▸ **Material provided**:

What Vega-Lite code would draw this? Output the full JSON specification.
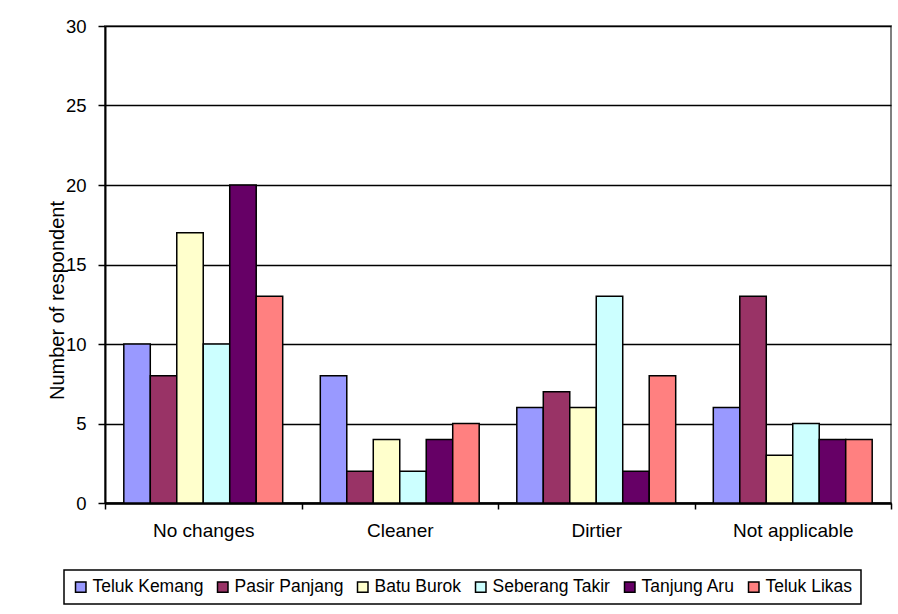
{
  "$schema": "https://vega.github.io/schema/vega-lite/v6.json",
  "width": 786,
  "height": 477,
  "autosize": {"type": "none"},
  "padding": {"left": 105, "top": 26, "right": 7, "bottom": 111},
  "background": "white",
  "data": {
    "values": [
      {"answer": "No changes", "site": "Teluk Kemang", "n": 10},
      {"answer": "No changes", "site": "Pasir Panjang", "n": 8},
      {"answer": "No changes", "site": "Batu Burok", "n": 17},
      {"answer": "No changes", "site": "Seberang Takir", "n": 10},
      {"answer": "No changes", "site": "Tanjung Aru", "n": 20},
      {"answer": "No changes", "site": "Teluk Likas", "n": 13},
      {"answer": "Cleaner", "site": "Teluk Kemang", "n": 8},
      {"answer": "Cleaner", "site": "Pasir Panjang", "n": 2},
      {"answer": "Cleaner", "site": "Batu Burok", "n": 4},
      {"answer": "Cleaner", "site": "Seberang Takir", "n": 2},
      {"answer": "Cleaner", "site": "Tanjung Aru", "n": 4},
      {"answer": "Cleaner", "site": "Teluk Likas", "n": 5},
      {"answer": "Dirtier", "site": "Teluk Kemang", "n": 6},
      {"answer": "Dirtier", "site": "Pasir Panjang", "n": 7},
      {"answer": "Dirtier", "site": "Batu Burok", "n": 6},
      {"answer": "Dirtier", "site": "Seberang Takir", "n": 13},
      {"answer": "Dirtier", "site": "Tanjung Aru", "n": 2},
      {"answer": "Dirtier", "site": "Teluk Likas", "n": 8},
      {"answer": "Not applicable", "site": "Teluk Kemang", "n": 6},
      {"answer": "Not applicable", "site": "Pasir Panjang", "n": 13},
      {"answer": "Not applicable", "site": "Batu Burok", "n": 3},
      {"answer": "Not applicable", "site": "Seberang Takir", "n": 5},
      {"answer": "Not applicable", "site": "Tanjung Aru", "n": 4},
      {"answer": "Not applicable", "site": "Teluk Likas", "n": 4}
    ]
  },
  "mark": {"type": "bar", "stroke": "black", "strokeWidth": 1.5},
  "encoding": {
    "x": {
      "field": "answer",
      "type": "nominal",
      "sort": ["No changes", "Cleaner", "Dirtier", "Not applicable"],
      "scale": {"paddingInner": 0, "paddingOuter": 0},
      "axis": {
        "title": null,
        "labelAngle": 0,
        "labelFont": "Liberation Sans",
        "labelFontSize": 19,
        "labelColor": "black",
        "labelPadding": 12,
        "tickBand": "extent",
        "tickColor": "black",
        "tickSize": 6,
        "tickWidth": 1.5,
        "domainColor": "black",
        "domainWidth": 2.5,
        "grid": false
      }
    },
    "xOffset": {
      "field": "site",
      "type": "nominal",
      "sort": ["Teluk Kemang", "Pasir Panjang", "Batu Burok", "Seberang Takir", "Tanjung Aru", "Teluk Likas"],
      "scale": {"paddingInner": 0, "paddingOuter": 0.71}
    },
    "y": {
      "field": "n",
      "type": "quantitative",
      "scale": {"domain": [0, 30], "nice": false},
      "axis": {
        "title": "Number of respondent",
        "titleFont": "Liberation Sans",
        "titleFontSize": 20,
        "titleFontWeight": "normal",
        "titleColor": "black",
        "titleX": -48,
        "titleY": 274,
        "titleAngle": -90,
        "titleAlign": "center",
        "titleBaseline": "middle",
        "values": [0, 5, 10, 15, 20, 25, 30],
        "labelFont": "Liberation Sans",
        "labelFontSize": 18.5,
        "labelColor": "black",
        "labelPadding": 12,
        "tickColor": "black",
        "tickSize": 7,
        "tickWidth": 1.5,
        "domainColor": "black",
        "domainWidth": 2,
        "grid": true,
        "gridColor": "black",
        "gridWidth": 1.5
      }
    },
    "color": {
      "field": "site",
      "type": "nominal",
      "sort": ["Teluk Kemang", "Pasir Panjang", "Batu Burok", "Seberang Takir", "Tanjung Aru", "Teluk Likas"],
      "scale": {
        "domain": ["Teluk Kemang", "Pasir Panjang", "Batu Burok", "Seberang Takir", "Tanjung Aru", "Teluk Likas"],
        "range": ["#9999FF", "#993366", "#FFFFCC", "#CCFFFF", "#660066", "#FF8080"]
      },
      "legend": {
        "title": null,
        "orient": "none",
        "direction": "horizontal",
        "legendX": -41,
        "legendY": 544,
        "symbolType": "square",
        "symbolSize": 110,
        "symbolStrokeColor": "black",
        "symbolStrokeWidth": 1.5,
        "symbolOpacity": 1,
        "labelFont": "Liberation Sans",
        "labelFontSize": 17.5,
        "labelColor": "black",
        "labelOffset": 3,
        "columnPadding": 10,
        "padding": 8,
        "strokeColor": "black",
        "fillColor": "white"
      }
    }
  },
  "config": {
    "view": {"stroke": "#808080", "strokeWidth": 2},
    "legend": {"strokeWidth": 1.5}
  }
}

▸ **The task**: Copy out the data above exactly, except the pictures.

▸ **The completed task**:
What Vega-Lite code would draw this? Output the full JSON specification.
{
  "$schema": "https://vega.github.io/schema/vega-lite/v6.json",
  "width": 786,
  "height": 477,
  "autosize": {"type": "none"},
  "padding": {"left": 105, "top": 26, "right": 7, "bottom": 111},
  "background": "white",
  "data": {
    "values": [
      {"answer": "No changes", "site": "Teluk Kemang", "n": 10},
      {"answer": "No changes", "site": "Pasir Panjang", "n": 8},
      {"answer": "No changes", "site": "Batu Burok", "n": 17},
      {"answer": "No changes", "site": "Seberang Takir", "n": 10},
      {"answer": "No changes", "site": "Tanjung Aru", "n": 20},
      {"answer": "No changes", "site": "Teluk Likas", "n": 13},
      {"answer": "Cleaner", "site": "Teluk Kemang", "n": 8},
      {"answer": "Cleaner", "site": "Pasir Panjang", "n": 2},
      {"answer": "Cleaner", "site": "Batu Burok", "n": 4},
      {"answer": "Cleaner", "site": "Seberang Takir", "n": 2},
      {"answer": "Cleaner", "site": "Tanjung Aru", "n": 4},
      {"answer": "Cleaner", "site": "Teluk Likas", "n": 5},
      {"answer": "Dirtier", "site": "Teluk Kemang", "n": 6},
      {"answer": "Dirtier", "site": "Pasir Panjang", "n": 7},
      {"answer": "Dirtier", "site": "Batu Burok", "n": 6},
      {"answer": "Dirtier", "site": "Seberang Takir", "n": 13},
      {"answer": "Dirtier", "site": "Tanjung Aru", "n": 2},
      {"answer": "Dirtier", "site": "Teluk Likas", "n": 8},
      {"answer": "Not applicable", "site": "Teluk Kemang", "n": 6},
      {"answer": "Not applicable", "site": "Pasir Panjang", "n": 13},
      {"answer": "Not applicable", "site": "Batu Burok", "n": 3},
      {"answer": "Not applicable", "site": "Seberang Takir", "n": 5},
      {"answer": "Not applicable", "site": "Tanjung Aru", "n": 4},
      {"answer": "Not applicable", "site": "Teluk Likas", "n": 4}
    ]
  },
  "mark": {"type": "bar", "stroke": "black", "strokeWidth": 1.5},
  "encoding": {
    "x": {
      "field": "answer",
      "type": "nominal",
      "sort": ["No changes", "Cleaner", "Dirtier", "Not applicable"],
      "scale": {"paddingInner": 0, "paddingOuter": 0},
      "axis": {
        "title": null,
        "labelAngle": 0,
        "labelFont": "Liberation Sans",
        "labelFontSize": 19,
        "labelColor": "black",
        "labelPadding": 12,
        "tickBand": "extent",
        "tickColor": "black",
        "tickSize": 6,
        "tickWidth": 1.5,
        "domainColor": "black",
        "domainWidth": 2.5,
        "grid": false
      }
    },
    "xOffset": {
      "field": "site",
      "type": "nominal",
      "sort": ["Teluk Kemang", "Pasir Panjang", "Batu Burok", "Seberang Takir", "Tanjung Aru", "Teluk Likas"],
      "scale": {"paddingInner": 0, "paddingOuter": 0.71}
    },
    "y": {
      "field": "n",
      "type": "quantitative",
      "scale": {"domain": [0, 30], "nice": false},
      "axis": {
        "title": "Number of respondent",
        "titleFont": "Liberation Sans",
        "titleFontSize": 20,
        "titleFontWeight": "normal",
        "titleColor": "black",
        "titleX": -48,
        "titleY": 274,
        "titleAngle": -90,
        "titleAlign": "center",
        "titleBaseline": "middle",
        "values": [0, 5, 10, 15, 20, 25, 30],
        "labelFont": "Liberation Sans",
        "labelFontSize": 18.5,
        "labelColor": "black",
        "labelPadding": 12,
        "tickColor": "black",
        "tickSize": 7,
        "tickWidth": 1.5,
        "domainColor": "black",
        "domainWidth": 2,
        "grid": true,
        "gridColor": "black",
        "gridWidth": 1.5
      }
    },
    "color": {
      "field": "site",
      "type": "nominal",
      "sort": ["Teluk Kemang", "Pasir Panjang", "Batu Burok", "Seberang Takir", "Tanjung Aru", "Teluk Likas"],
      "scale": {
        "domain": ["Teluk Kemang", "Pasir Panjang", "Batu Burok", "Seberang Takir", "Tanjung Aru", "Teluk Likas"],
        "range": ["#9999FF", "#993366", "#FFFFCC", "#CCFFFF", "#660066", "#FF8080"]
      },
      "legend": {
        "title": null,
        "orient": "none",
        "direction": "horizontal",
        "legendX": -41,
        "legendY": 544,
        "symbolType": "square",
        "symbolSize": 110,
        "symbolStrokeColor": "black",
        "symbolStrokeWidth": 1.5,
        "symbolOpacity": 1,
        "labelFont": "Liberation Sans",
        "labelFontSize": 17.5,
        "labelColor": "black",
        "labelOffset": 3,
        "columnPadding": 10,
        "padding": 8,
        "strokeColor": "black",
        "fillColor": "white"
      }
    }
  },
  "config": {
    "view": {"stroke": "#808080", "strokeWidth": 2},
    "legend": {"strokeWidth": 1.5}
  }
}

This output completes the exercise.